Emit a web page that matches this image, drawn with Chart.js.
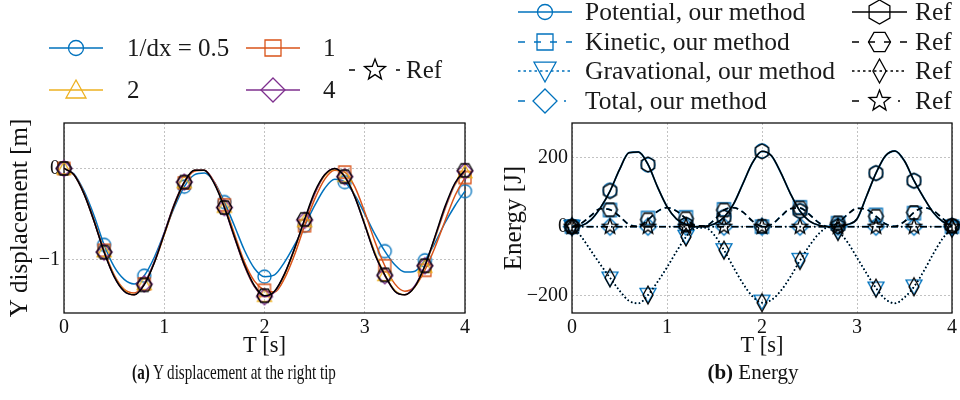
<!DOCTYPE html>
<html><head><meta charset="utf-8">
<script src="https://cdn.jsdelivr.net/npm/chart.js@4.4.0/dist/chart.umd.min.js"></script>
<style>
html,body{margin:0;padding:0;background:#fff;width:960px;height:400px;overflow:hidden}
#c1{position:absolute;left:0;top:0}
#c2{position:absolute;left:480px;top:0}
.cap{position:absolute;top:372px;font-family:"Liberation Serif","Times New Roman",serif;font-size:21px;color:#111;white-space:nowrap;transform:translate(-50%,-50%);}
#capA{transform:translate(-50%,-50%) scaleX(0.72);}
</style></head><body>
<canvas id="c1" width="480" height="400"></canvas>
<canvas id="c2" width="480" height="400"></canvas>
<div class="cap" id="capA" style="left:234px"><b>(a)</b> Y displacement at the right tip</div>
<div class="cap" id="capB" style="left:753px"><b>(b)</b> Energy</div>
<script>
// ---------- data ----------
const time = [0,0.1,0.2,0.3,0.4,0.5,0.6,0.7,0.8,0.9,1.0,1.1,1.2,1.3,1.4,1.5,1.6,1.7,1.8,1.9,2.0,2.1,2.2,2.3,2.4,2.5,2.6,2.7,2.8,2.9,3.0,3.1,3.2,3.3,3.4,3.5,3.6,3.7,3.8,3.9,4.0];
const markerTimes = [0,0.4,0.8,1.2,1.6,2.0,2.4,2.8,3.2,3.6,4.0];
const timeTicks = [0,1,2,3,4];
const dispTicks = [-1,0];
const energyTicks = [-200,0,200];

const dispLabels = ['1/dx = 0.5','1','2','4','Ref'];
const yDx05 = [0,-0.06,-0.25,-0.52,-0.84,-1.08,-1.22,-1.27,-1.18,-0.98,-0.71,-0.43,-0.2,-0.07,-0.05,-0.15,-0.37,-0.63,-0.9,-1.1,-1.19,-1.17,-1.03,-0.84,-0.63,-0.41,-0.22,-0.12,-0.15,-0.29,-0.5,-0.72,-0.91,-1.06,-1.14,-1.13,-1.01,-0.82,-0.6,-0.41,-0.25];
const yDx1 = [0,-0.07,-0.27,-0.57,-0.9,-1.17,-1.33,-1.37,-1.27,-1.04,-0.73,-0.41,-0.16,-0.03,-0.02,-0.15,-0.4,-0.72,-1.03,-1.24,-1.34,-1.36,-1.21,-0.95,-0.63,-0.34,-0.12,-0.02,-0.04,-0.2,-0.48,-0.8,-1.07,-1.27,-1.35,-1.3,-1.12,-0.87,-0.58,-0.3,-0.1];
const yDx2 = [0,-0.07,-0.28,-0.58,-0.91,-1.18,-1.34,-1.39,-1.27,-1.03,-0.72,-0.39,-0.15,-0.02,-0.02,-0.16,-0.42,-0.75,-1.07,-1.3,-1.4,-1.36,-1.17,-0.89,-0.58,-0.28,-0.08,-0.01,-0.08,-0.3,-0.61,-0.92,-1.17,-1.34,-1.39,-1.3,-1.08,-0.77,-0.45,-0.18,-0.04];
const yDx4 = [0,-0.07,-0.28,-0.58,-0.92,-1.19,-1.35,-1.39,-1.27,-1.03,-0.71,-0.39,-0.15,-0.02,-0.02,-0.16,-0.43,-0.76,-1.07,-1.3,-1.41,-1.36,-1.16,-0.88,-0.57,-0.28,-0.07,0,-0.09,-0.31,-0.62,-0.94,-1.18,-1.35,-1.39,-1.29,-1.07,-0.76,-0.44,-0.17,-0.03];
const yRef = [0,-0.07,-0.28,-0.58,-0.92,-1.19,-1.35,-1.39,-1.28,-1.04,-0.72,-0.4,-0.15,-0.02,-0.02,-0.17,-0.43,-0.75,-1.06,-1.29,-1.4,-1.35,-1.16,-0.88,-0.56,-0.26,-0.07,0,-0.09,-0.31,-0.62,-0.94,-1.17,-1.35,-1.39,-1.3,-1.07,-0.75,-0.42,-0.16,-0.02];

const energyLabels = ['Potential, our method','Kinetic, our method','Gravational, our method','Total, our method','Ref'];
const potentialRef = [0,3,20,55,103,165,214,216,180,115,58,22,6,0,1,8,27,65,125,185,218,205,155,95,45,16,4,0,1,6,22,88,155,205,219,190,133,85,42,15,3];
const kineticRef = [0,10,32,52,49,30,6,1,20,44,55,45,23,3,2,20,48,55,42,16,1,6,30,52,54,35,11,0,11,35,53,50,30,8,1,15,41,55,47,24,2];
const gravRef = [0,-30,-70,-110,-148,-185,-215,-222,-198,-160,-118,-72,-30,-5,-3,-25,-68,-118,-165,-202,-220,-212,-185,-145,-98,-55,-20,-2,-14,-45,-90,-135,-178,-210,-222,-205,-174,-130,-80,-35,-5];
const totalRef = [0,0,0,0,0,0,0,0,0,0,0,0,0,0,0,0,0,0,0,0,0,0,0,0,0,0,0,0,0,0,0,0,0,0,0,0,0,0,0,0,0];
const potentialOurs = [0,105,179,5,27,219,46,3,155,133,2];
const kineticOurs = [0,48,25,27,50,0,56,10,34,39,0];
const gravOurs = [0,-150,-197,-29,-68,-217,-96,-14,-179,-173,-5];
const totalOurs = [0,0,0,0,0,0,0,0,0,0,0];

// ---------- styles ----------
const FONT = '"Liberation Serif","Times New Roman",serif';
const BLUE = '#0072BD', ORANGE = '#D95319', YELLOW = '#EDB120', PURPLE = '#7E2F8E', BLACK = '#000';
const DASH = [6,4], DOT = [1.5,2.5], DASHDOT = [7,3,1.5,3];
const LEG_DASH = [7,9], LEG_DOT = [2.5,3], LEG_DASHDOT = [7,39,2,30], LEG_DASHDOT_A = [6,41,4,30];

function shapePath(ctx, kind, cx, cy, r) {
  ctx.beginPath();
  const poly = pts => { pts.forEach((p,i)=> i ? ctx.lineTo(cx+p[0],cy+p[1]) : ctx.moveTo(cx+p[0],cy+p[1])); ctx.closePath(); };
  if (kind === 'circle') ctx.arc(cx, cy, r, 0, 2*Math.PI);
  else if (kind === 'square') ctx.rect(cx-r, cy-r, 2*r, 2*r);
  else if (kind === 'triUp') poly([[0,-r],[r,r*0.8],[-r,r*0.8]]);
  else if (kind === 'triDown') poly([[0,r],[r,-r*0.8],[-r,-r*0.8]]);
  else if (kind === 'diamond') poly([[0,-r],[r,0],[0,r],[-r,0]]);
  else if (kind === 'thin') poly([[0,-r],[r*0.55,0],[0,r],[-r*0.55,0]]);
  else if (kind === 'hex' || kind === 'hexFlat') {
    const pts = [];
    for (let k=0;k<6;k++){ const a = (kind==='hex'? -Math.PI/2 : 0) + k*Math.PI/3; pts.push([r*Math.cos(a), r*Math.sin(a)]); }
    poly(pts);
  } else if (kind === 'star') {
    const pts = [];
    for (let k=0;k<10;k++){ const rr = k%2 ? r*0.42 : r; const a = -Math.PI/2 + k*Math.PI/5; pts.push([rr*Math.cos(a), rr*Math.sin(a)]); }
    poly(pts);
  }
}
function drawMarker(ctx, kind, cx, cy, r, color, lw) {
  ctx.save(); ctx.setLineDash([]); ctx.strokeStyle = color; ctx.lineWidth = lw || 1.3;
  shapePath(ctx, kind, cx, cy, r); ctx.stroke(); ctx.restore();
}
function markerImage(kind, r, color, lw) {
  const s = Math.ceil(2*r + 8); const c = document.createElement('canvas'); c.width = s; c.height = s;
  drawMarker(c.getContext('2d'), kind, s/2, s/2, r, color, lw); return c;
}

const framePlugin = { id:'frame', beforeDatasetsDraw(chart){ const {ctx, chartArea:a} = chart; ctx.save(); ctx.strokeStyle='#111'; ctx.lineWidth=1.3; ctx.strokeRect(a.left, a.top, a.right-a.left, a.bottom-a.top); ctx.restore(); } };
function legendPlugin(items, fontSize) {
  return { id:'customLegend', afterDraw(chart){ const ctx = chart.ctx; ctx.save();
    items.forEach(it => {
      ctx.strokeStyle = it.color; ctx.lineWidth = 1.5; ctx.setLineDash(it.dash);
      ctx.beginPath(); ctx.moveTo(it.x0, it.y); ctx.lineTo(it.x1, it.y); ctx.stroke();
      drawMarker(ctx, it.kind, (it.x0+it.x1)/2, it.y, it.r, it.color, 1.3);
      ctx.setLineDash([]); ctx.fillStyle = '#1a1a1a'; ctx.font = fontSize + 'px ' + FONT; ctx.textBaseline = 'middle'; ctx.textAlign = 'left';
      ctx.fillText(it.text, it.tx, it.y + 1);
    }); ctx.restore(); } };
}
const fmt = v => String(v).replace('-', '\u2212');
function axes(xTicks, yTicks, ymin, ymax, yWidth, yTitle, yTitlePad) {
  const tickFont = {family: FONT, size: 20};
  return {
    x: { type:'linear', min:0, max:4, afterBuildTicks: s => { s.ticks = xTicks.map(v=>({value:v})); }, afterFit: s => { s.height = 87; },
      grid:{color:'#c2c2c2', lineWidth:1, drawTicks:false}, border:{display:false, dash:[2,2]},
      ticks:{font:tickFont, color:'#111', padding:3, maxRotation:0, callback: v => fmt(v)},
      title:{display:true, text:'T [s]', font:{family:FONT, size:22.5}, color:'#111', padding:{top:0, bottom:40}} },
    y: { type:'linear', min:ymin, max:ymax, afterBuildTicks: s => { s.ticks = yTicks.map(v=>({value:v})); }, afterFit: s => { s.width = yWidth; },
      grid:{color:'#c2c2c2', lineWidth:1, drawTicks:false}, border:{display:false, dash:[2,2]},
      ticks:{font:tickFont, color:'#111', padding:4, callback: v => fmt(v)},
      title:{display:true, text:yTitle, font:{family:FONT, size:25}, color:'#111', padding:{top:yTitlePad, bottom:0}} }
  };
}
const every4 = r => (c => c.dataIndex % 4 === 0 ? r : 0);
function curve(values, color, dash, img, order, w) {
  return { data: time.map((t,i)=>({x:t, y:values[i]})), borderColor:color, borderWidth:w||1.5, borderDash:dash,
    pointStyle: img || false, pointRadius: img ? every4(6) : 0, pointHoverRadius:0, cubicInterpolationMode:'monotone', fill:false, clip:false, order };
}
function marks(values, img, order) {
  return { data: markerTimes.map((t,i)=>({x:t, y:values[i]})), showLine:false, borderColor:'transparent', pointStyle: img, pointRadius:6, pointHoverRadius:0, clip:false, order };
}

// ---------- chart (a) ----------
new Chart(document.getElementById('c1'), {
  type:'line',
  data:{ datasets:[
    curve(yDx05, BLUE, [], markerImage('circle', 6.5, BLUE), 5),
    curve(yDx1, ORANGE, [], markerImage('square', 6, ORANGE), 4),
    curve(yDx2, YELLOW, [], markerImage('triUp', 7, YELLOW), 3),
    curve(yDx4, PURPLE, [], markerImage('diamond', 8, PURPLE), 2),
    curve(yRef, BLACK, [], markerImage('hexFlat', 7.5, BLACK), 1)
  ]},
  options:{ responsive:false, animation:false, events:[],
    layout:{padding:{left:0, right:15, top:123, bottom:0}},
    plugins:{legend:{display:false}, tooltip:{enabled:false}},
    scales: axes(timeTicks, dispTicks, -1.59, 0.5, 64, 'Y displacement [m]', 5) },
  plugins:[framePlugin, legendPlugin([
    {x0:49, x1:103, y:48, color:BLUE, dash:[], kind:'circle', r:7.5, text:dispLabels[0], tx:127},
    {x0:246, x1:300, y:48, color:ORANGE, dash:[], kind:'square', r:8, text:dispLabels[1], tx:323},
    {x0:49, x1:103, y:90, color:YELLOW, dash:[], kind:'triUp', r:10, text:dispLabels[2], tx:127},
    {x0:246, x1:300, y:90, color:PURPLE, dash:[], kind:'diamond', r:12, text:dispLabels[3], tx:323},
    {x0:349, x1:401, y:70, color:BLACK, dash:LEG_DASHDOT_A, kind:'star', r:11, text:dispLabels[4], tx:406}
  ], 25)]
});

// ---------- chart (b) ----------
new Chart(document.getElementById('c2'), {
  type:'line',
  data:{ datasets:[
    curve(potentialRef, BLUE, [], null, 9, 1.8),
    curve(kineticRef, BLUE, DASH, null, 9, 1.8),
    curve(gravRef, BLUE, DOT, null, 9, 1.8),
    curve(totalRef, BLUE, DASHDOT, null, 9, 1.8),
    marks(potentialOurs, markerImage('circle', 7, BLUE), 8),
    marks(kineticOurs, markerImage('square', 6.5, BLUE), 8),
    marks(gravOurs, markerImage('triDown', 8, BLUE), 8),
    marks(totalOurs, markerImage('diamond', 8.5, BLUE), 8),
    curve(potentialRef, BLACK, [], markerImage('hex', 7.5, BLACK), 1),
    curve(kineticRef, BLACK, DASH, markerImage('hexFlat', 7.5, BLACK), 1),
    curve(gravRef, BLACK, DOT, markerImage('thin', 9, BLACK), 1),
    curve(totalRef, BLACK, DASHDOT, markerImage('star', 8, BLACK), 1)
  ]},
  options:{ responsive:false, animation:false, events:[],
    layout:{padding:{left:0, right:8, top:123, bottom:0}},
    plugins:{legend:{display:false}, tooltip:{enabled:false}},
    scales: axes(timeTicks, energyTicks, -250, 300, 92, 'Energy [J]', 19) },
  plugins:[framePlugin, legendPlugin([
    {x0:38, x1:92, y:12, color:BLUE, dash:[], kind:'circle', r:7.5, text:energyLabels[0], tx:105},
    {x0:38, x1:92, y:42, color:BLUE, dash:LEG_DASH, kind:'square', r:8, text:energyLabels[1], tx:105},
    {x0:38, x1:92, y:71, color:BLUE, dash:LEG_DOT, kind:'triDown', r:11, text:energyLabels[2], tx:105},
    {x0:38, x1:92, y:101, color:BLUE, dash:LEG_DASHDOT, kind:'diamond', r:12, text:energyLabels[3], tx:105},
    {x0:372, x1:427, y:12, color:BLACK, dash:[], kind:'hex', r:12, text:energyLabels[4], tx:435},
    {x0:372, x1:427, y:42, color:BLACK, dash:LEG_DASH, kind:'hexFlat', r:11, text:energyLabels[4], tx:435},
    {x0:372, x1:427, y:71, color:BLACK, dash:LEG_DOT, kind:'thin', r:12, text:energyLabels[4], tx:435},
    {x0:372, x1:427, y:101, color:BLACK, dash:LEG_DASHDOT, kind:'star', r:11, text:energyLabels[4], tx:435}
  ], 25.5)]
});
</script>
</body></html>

— JOB —
Repeat the lines of the listing above verbatim, beginning at its first line and ending at the line containing "const energyTicks = [-200,0,200];", which is included. Omit pictures.

— EXERCISE ANSWER —
Emit a web page that matches this image, drawn with Chart.js.
<!DOCTYPE html>
<html><head><meta charset="utf-8">
<script src="https://cdn.jsdelivr.net/npm/chart.js@4.4.0/dist/chart.umd.min.js"></script>
<style>
html,body{margin:0;padding:0;background:#fff;width:960px;height:400px;overflow:hidden}
#c1{position:absolute;left:0;top:0}
#c2{position:absolute;left:480px;top:0}
.cap{position:absolute;top:372px;font-family:"Liberation Serif","Times New Roman",serif;font-size:21px;color:#111;white-space:nowrap;transform:translate(-50%,-50%);}
#capA{transform:translate(-50%,-50%) scaleX(0.72);}
</style></head><body>
<canvas id="c1" width="480" height="400"></canvas>
<canvas id="c2" width="480" height="400"></canvas>
<div class="cap" id="capA" style="left:234px"><b>(a)</b> Y displacement at the right tip</div>
<div class="cap" id="capB" style="left:753px"><b>(b)</b> Energy</div>
<script>
// ---------- data ----------
const time = [0,0.1,0.2,0.3,0.4,0.5,0.6,0.7,0.8,0.9,1.0,1.1,1.2,1.3,1.4,1.5,1.6,1.7,1.8,1.9,2.0,2.1,2.2,2.3,2.4,2.5,2.6,2.7,2.8,2.9,3.0,3.1,3.2,3.3,3.4,3.5,3.6,3.7,3.8,3.9,4.0];
const markerTimes = [0,0.4,0.8,1.2,1.6,2.0,2.4,2.8,3.2,3.6,4.0];
const timeTicks = [0,1,2,3,4];
const dispTicks = [-1,0];
const energyTicks = [-200,0,200];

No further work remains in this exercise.